Sheera was initially not eligible as her nose swab was still coming back positive for the disease. This week, on her fourth attempt, she was found to be free of COVID-19, but is waiting to hear if she has enough antibodies to be a donor.

The researchers and practitioners who make up the National COVID-19 Convalescent Plasma Project are working to determine which patients would be the best candidates to receive the convalescent plasma, said Dr. Michael Joyner, one of the leaders of the project, who is a professor of anesthesiology at the Mayo Clinic School of Medicine.

"Historically when products like this have been used for other diseases, it's best to give them relatively early in the course of the disease, versus late in the course of the disease," Joyner said, adding that both ICU and non-ICU hospital patients are also being considered.

"So I tell people, we're trying to help the frontline people put a finger in the dike," he said. "And then we're waiting also for the biotech and vaccine cavalry to arrive."

Just last week, doctors at The Mayo Clinic in Rochester, Minnesota, conducted their first convalescent plasma donation from a person who has recovered from COVID-19. That plasma is most likely headed to a patient they hope to keep out of the ICU.

Joyner notes that The Mayo Clinic is in a unique position. "The pandemic is a little late to get to us," he said. "As opposed to a week or five days away from the peak here, we're probably two or three weeks away from the peak.
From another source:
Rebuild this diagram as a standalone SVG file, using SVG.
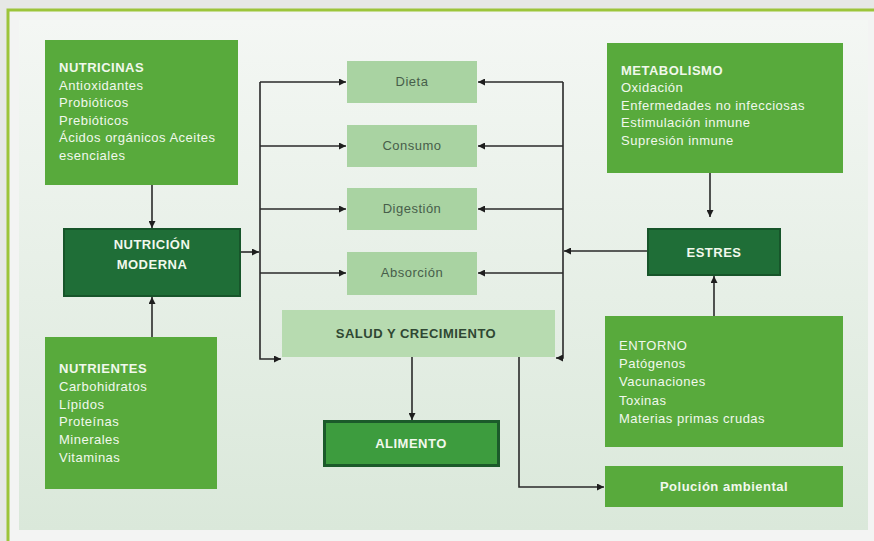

So we have time to plan."

But Joyner says the treatment's implementation is already taking place at record-speed given the demand for an innovation that may mitigate the effects of infection.

Last Friday, the FDA approved a clinical trial allowing researchers at Johns Hopkins to prophylactically test how convalescent plasma could possibly be used to boost the immune systems of those like frontline healthcare workers who are at a high risk of exposure to COVID-19.

"This is a process — done under normal times, would probably take about 18 months from start to finish, as things are done in series," he said. "Because we're doing them in parallel, we've been able to do them somewhere between eight and 18 days."